The Freedom to Farm Act is up for renewal in 2002. Agriculture Secretary Ann M. Veneman told governors at their recent meeting in Washington she plans to fight for an added "safety net" and other provisions that will enable farmers -- big and small -- to compete more effectively in the global market.

But her idea of a "safety net" is not spelled out in the 2002 budget submitted to Congress last week by President Bush, whose proposal would cut agriculture spending from $19.4 billion in the current fiscal year to $17.9 billion next year. The cuts aren't what Texas Congressman Charles Stenholm, the ranking Democrat on the House Agriculture Committee, has in mind when he talks about ensuring that small, low-income farmers who want to stay on the land will be able to do so.

Stenholm, a leading voice in Congress on farm issues, wants subsidies to be there whenever the market changes or when unpredictable weather causes losses. He believes that Congress and the administration have to agree on a reasonable safety net that guarantees small operators at least a minimum standard of living. He would prefer that a formula be worked out allowing farmers to get more of the U.S. consumer dollar for their products, or that the administration does a better job of negotiating world trade deals. But he does not rule out the possibility of continuing direct government payments.

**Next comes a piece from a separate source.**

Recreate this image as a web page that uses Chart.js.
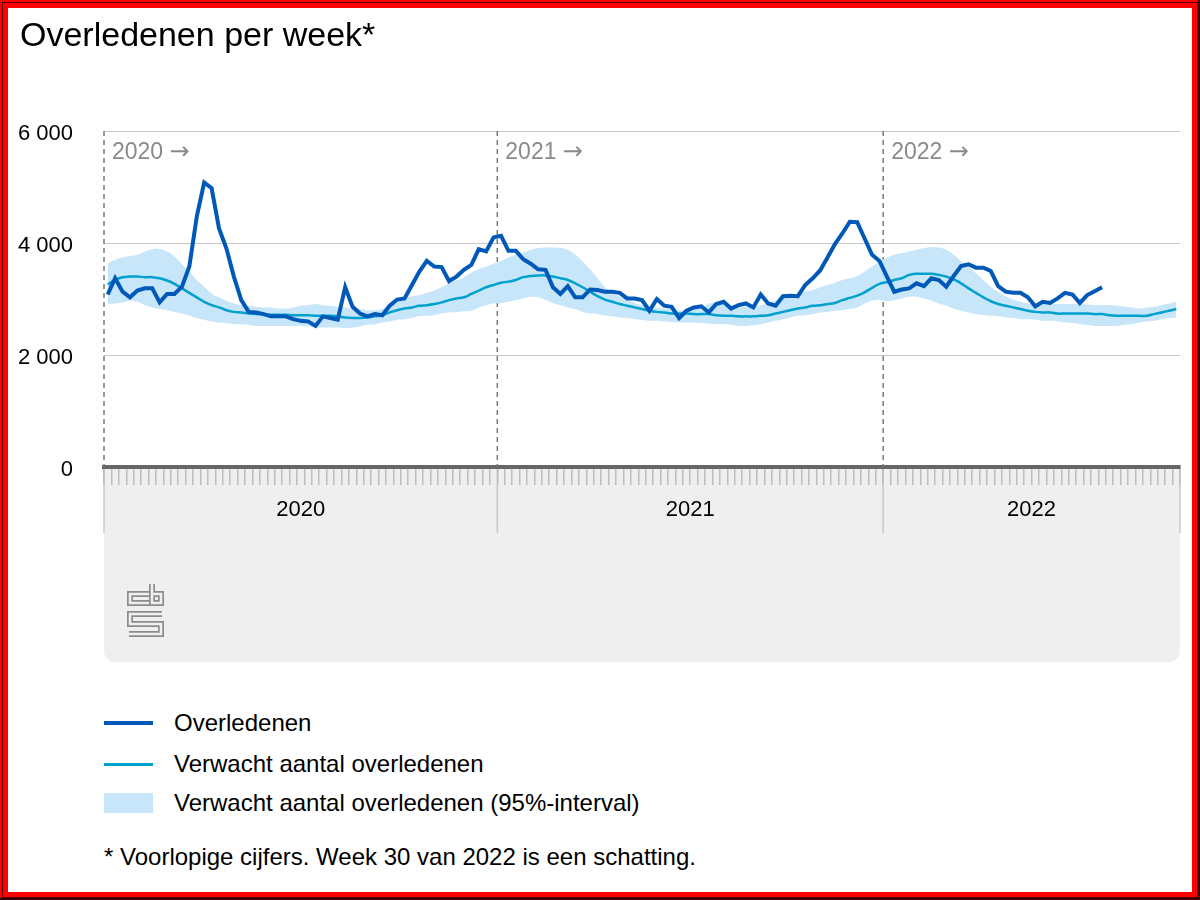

"We have to, through cooperative efforts, find a way to get more of the consumer dollar paid to farmers. Whether you call it a safety net or whatever, we've got to do that," Stenholm said.

Former Agriculture Secretary Dan Glickman authorized a study in 1999 of the safety net issue. Completed last October, it failed to make any specific recommendations. But it noted that "current direct government payments to farmers do not generally benefit the lowest income farmers but instead go to the most well-off."

That has been one of the biggest complaints about the '96 bill. Most of the payments were to be decreased or phased out entirely by the time the legislation expires next year with the goal being to make U.S. agriculture more market dependent. But a combination of factors, such as bad weather, over production of key crops worldwide, and an economic depression in Asia and other markets has forced Congress to allocate much more than planned in supplemental payments and emergency disaster aid.

Last year alone, government payments accounted for 52 percent of U.S. farm income. With the prospect for improvements not looking much better this year, many lawmakers are rethinking the idea of phasing out government assistance.

State agriculture officials were in Washington last week lobbying for their own changes in the bill.

Larry Gabriel, South Dakota's secretary of agriculture, acknowledged that the '96 measure has a lot of "very popular" provisions in it, especially those that eliminate acreage allotments and give farmers more freedom to plant different crops. Overall, he says the bill has forced farmers to become more innovative, not only about what they produce but how they market it.

Still, he says the bill failed to anticipate long periods of depressed prices and unfair trade practices in the world market. And, he adds, the legislation created more problems by encouraging farmers to produce more than the markets could bear.

"We really are in a dilemma here," he said. "We're not going back (to guaranteed subsidies)...The question is how do we come up with a farm bill that's profitable and flexible for farmers."